Une offre d’emploi de l’Université Laval a fait couler beaucoup d’encre dans les derniers jours. Le point litigieux est que le poste est réservé aux femmes, aux Autochtones, aux personnes en situation de handicap ou bien à celles faisant partie d’une minorité visible. On l’aura compris, les hommes blancs non handicapés sont d’emblée exclus du processus de sélection.

Ce n’est pas la première fois qu’on peut lire une telle politique de « discrimination positive » à l’université, et chaque fois les camps se braquent. Une telle attitude est d’ailleurs fortement compréhensible. Depuis la petite école, on nous répète, à raison, qu’on ne doit pas juger une personne en fonction de sa couleur de peau. L’offre d’emploi de l’Université Laval trahit en ce sens un certain idéal de société.
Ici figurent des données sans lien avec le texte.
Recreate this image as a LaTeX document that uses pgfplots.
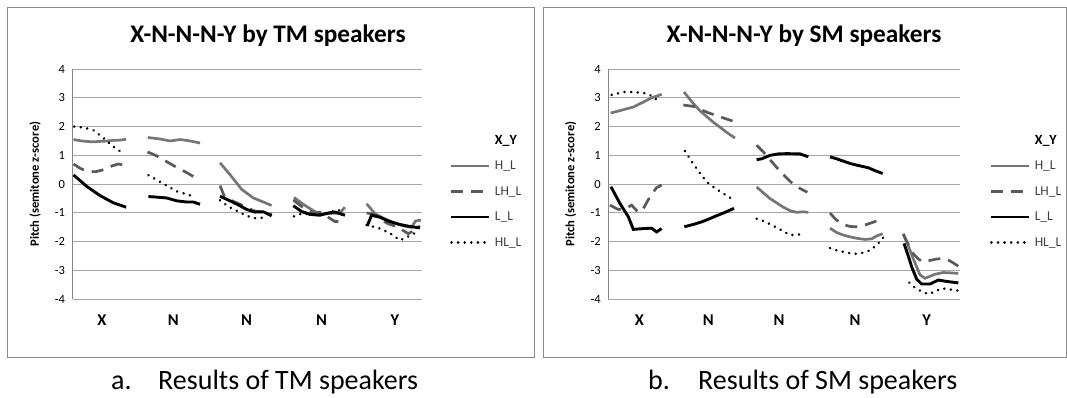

De l’autre côté, on justifie la prise en compte de la « race » en expliquant qu’il faut pallier les discriminations que subissent les personnes issues de la « diversité » en leur réservant des postes. On suit ici la logique du « retour du balancier ».

Il ne fait aucun doute que l’intention égalitaire derrière les mesures de discrimination positive est louable, mais les moyens sont néanmoins controversés. Il est donc permis de penser que d’autres moyens honoreront cette intention tout en atténuant le clivage dans la société.
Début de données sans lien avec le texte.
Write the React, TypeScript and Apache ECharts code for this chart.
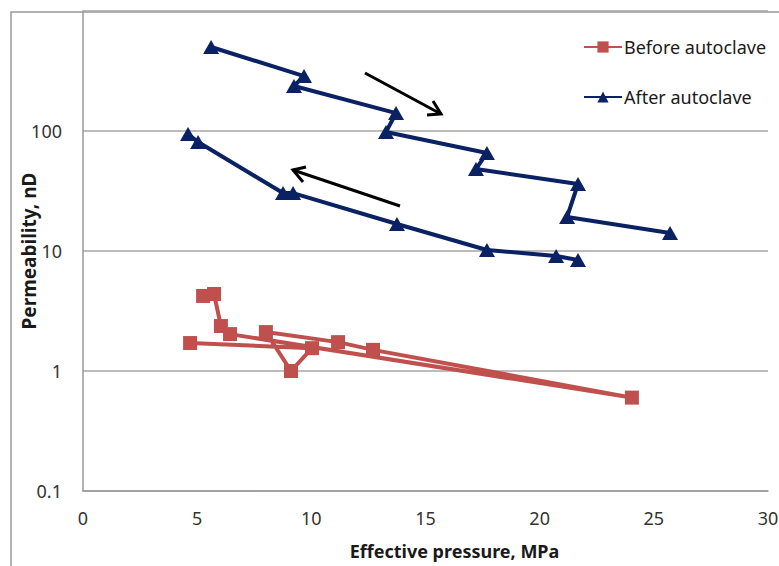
import React, { useEffect, useRef } from "react";
import * as echarts from "echarts";

// Before autoclave: effective pressure (MPa) and permeability (nD)
const beforePressure = [4.69, 10.03, 9.11, 8.01, 11.17, 12.7, 24.04, 6.44, 6.04, 5.74, 5.26];
const beforePerm = [1.71, 1.55, 1.0, 2.11, 1.74, 1.5, 0.6, 2.03, 2.37, 4.38, 4.22];

// After autoclave: loading branch, then (gap) unloading branch
const afterPressure = [5.61, 9.68, 9.24, 13.71, 13.27, 17.69, 17.21, 21.68, 21.2, 25.71, null,
  21.68, 20.72, 17.69, 13.75, 9.2, 8.76, 5.04, 4.6];
const afterPerm = [501, 287, 237, 141, 98, 65.6, 48.2, 36.2, 19.2, 14.1, null,
  8.41, 9.09, 10.2, 16.8, 30.4, 30.4, 81, 94.4];

const xTicks = [0, 5, 10, 15, 20, 25, 30];
const yTicks = [0.1, 1, 10, 100];

const seriesNames = ["Before autoclave", "After autoclave"];

function pairs(xs: (number | null)[], ys: (number | null)[]) {
  return xs.map((x, i) => (x === null || ys[i] === null ? [null, null] : [x, ys[i]]));
}

export default function App() {
  const ref = useRef<HTMLDivElement>(null);
  useEffect(() => {
    if (!ref.current) return;
    const chart = echarts.init(ref.current, null, { renderer: "svg" });
    const font = "'Noto Sans', 'Open Sans', sans-serif";
    const red = "#C0504D";
    const blue = "#0A2163";
    chart.setOption({
      animation: false,
      backgroundColor: "#ffffff",
      textStyle: { fontFamily: font },
      grid: { left: 83, right: 11, top: 11, bottom: 75, containLabel: false, outerBoundsMode: "none" },
      legend: {
        orient: "vertical",
        left: 583,
        top: 37,
        padding: 0,
        itemGap: 30,
        itemWidth: 38,
        itemHeight: 14,
        data: seriesNames,
        textStyle: { fontFamily: font, fontSize: 18, color: "#1a1a1a", padding: [0, 0, 0, -3], lineHeight: 20 },
      },
      xAxis: {
        type: "value",
        min: xTicks[0],
        max: xTicks[xTicks.length - 1],
        interval: 5,
        name: "Effective pressure, MPa",
        nameLocation: "middle",
        nameGap: 51,
        nameMoveOverlap: false,
        nameTextStyle: { fontFamily: font, fontSize: 18, fontWeight: "bold", color: "#1a1a1a", padding: [0, 0, 0, 58] },
        axisLine: { show: true, lineStyle: { color: "#999", width: 1.5 } },
        axisTick: { show: false },
        splitLine: { show: false },
        axisLabel: { fontFamily: font, fontSize: 18, color: "#333", margin: 18 },
      },
      yAxis: {
        type: "log",
        logBase: 10,
        min: 0.1,
        max: 1000,
        name: "Permeability, nD",
        nameLocation: "middle",
        nameGap: 45,
        nameMoveOverlap: false,
        nameRotate: 90,
        nameTextStyle: { fontFamily: font, fontSize: 19, fontWeight: "bold", color: "#1a1a1a" },
        axisLine: { show: true, lineStyle: { color: "#999", width: 1.5 } },
        axisTick: { show: false },
        splitLine: { show: true, lineStyle: { color: "#a6a6a6", width: 1.5 } },
        axisLabel: {
          fontFamily: font,
          fontSize: 18,
          color: "#333",
          margin: 21,
          formatter: (v: number) => {
            const t = yTicks.find((k) => Math.abs(k - v) / k < 1e-6);
            return t === undefined ? "" : String(t);
          },
        },
      },
      graphic: [
        {
          type: "rect",
          shape: { x: 11, y: 12, width: 900, height: 700 },
          style: { fill: "none", stroke: "#999", lineWidth: 1.5 },
          silent: true,
          z: -1,
        },
        // loading arrow
        { type: "line", shape: { x1: 365, y1: 73, x2: 441, y2: 114 }, style: { stroke: "#000", lineWidth: 3 } },
        { type: "polyline", shape: { points: [[427, 115], [441, 114], [433, 101]] }, style: { stroke: "#000", fill: "none", lineWidth: 3 } },
        // unloading arrow
        { type: "line", shape: { x1: 400, y1: 206, x2: 293, y2: 170 }, style: { stroke: "#000", lineWidth: 3 } },
        { type: "polyline", shape: { points: [[303, 182], [293, 170], [306, 167]] }, style: { stroke: "#000", fill: "none", lineWidth: 3 } },
      ],
      series: [
        {
          name: seriesNames[0],
          type: "line",
          data: pairs(beforePressure, beforePerm),
          symbol: "rect",
          symbolSize: 14,
          lineStyle: { color: red, width: 4 },
          itemStyle: { color: red },
          z: 3,
        },
        {
          name: seriesNames[1],
          type: "line",
          data: pairs(afterPressure, afterPerm),
          connectNulls: false,
          symbol: "triangle",
          symbolSize: [16, 14],
          lineStyle: { color: blue, width: 4 },
          itemStyle: { color: blue },
          z: 3,
        },
      ],
    });
    return () => chart.dispose();
  }, []);
  return <div ref={ref} style={{ position: "absolute", left: 0, top: 0, width: 779, height: 566 }} />;
}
Salaire ou couleur de peau ?

L’un des problèmes avec les critères de l’Université Laval est qu’ils catégorisent le parcours des candidats uniquement en fonction de leur couleur de peau, ce qui mène à des situations pour le moins paradoxales.
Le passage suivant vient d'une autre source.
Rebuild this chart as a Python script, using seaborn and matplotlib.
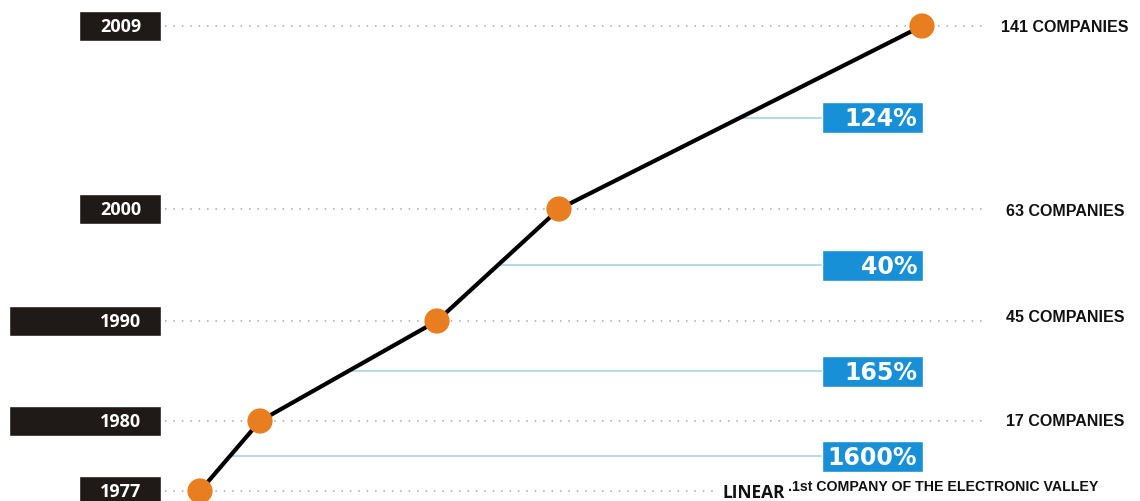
import matplotlib
matplotlib.use("Agg")
import matplotlib.pyplot as plt
import seaborn as sns
import pandas as pd

# ---- data ----
years = ["1977", "1980", "1990", "2000", "2009"]
companies = [1, 17, 45, 63, 141]
growth_labels = ["1600%", "165%", "40%", "124%"]
# position of each milestone on the (unitless) chart plane
chart_x = [200, 260, 437, 559, 922]
chart_y = [492, 422, 322, 210, 27]
first_company = "LINEAR"
first_note = ".1st COMPANY OF THE ELECTRONIC VALLEY"

# ---- styling ----
sns.set_theme(style="white")
plt.rcParams["font.family"] = ["DejaVu Sans"]
BLACK_BOX = "#1f1a17"
BLUE = "#1790d8"
ORANGE = "#e87e1f"
CONN = "#a9d3e8"
DOT = "#a8a8a8"
box_left = [79, 9, 9, 79, 79]       # long/short year tabs
box_right = 161
dot_end = [715, 985, 985, 985, 985]
label_shift = [0, 0, -4, 2, 0]      # small vertical nudges of company labels

df = pd.DataFrame({"x": chart_x, "y": chart_y, "year": years})

fig = plt.figure(figsize=(11.4, 5.02), dpi=100)
ax = fig.add_axes([0, 0, 1, 1])

# dotted guide lines per row
for i, y in enumerate(chart_y):
    ax.plot([165, dot_end[i]], [y, y], color=DOT, lw=1.1,
            linestyle=(0, (1, 4.5)), zorder=1)

# year tabs
ax.barh(chart_y, [box_right - l for l in box_left], left=box_left,
        height=30, color=BLACK_BOX, zorder=2)
for y, lab in zip(chart_y, years):
    ax.text(141, y, lab, color="white", fontsize=13, fontweight="bold",
            family="Open Sans", ha="right", va="center", zorder=3)

# growth boxes at segment midpoints, with connectors from the line
for i, lab in enumerate(growth_labels):
    mx = (chart_x[i] + chart_x[i + 1]) / 2
    my = (chart_y[i] + chart_y[i + 1]) / 2
    ax.plot([mx, 822], [my, my], color=CONN, lw=1.2, zorder=1.5)
    ax.barh([my], [101], left=[822], height=31, color=BLUE, zorder=2)
    ax.text(917, my + 1, lab, color="white", fontsize=17, fontweight="bold",
            family="DejaVu Sans", ha="right", va="center", zorder=3)

# main line and markers
sns.lineplot(data=df, x="x", y="y", sort=False, color="black", lw=3.0,
             ax=ax, zorder=4, legend=False)
sns.scatterplot(data=df, x="x", y="y", s=330, color=ORANGE, edgecolor="none",
                ax=ax, zorder=5, legend=False, clip_on=False)
ax.set_xlim(0, 1140)
ax.set_ylim(502, 0)
ax.axis("off")

# company labels
for i in range(1, len(companies)):
    ax.text(1065, chart_y[i] + label_shift[i], f"{companies[i]} COMPANIES",
            fontsize=11.5, fontweight="bold", family="Liberation Sans",
            ha="center", va="center", color="#111111", zorder=3)
ax.text(722, 498.5, first_company, fontsize=12.5, fontweight="bold",
        family="Open Sans", ha="left", va="baseline", color="#111111")
ax.text(788, 491.5, first_note, fontsize=10.2, fontweight="bold",
        family="Liberation Sans", ha="left", va="baseline", color="#111111")

fig.savefig("out.png", dpi=100)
Comprenons bien que cette discrimination positive favorise la fille de Gregory Charles au détriment du fils d’une coiffeuse de La Tuque. Peut-on sérieusement penser que la première se butera à plus d’obstacles que le second durant son parcours scolaire et professionnel ?

On pourra toujours répondre que ces exemples sont anecdotiques et qu’ils font ombrage au fait que les « Blancs » reçoivent en moyenne un salaire plus élevé que les personnes « racisées ». Bien que le portrait statistique soit plus nuancé, admettons pour le bien de la réflexion qu’une telle tendance s’observe.

Mais, dans ce cas, pourquoi ne pas déterminer que c’est le salaire des parents qui est utilisé pour favoriser certains étudiants ou même certains candidats en début de carrière ? Ainsi, les personnes « racisées » bénéficieraient davantage d’une telle mesure, car elles sont surreprésentées dans les classes économiques défavorisées, sans pour autant que les minorités issues des classes aisées en profitent injustement.

C’est sans oublier qu’une telle mesure permettrait d’éviter de racialiser nos rapports sociaux, ce qui n’est pas le moindre des avantages, d’autant que c’est manifestement cette considération de la « race » qui divise autant les Québécois.

Un processus à améliorer

Cette solution plaira à certains, mais d’autres évoqueront sans doute les préjugés inconscients causés par les stéréotypes qui désavantageraient les personnes « racisées » dans le processus de sélection.

Mais si tel est le cas, il apparaît pour le moins contreproductif de rejeter « consciemment » des candidatures en raison de leur couleur de peau dans le but de combattre des préjugés inconscients.

Autrement dit, ce n’est pas en excluant des personnes du processus de sélection qu’on supprime ces préjugés. C’est plutôt en améliorant notre processus de sélection. Pensons par exemple à rendre les CV anonymes ou encore à instaurer des examens normalisés pour l’obtention d’un poste.

Une discussion à commencer

On ne peut épuiser ici la question de la discrimination positive. On ne touche en fait qu’à la pointe de l’iceberg. On oublie trop souvent que cet enjeu pose la question de l’égalité, ce qui est une question éminemment politique.

Pourtant, on ne traite pas la discrimination positive ainsi, car les administrateurs d’entreprise ou d’université verrouillent la question en appliquant des politiques pour le moins discutables. Du fait de la nature épineuse du sujet, il ne peut être laissé entre les mains de gestionnaires. Il doit être discuté sur la place publique. C’est ce que doit faire une société démocratique.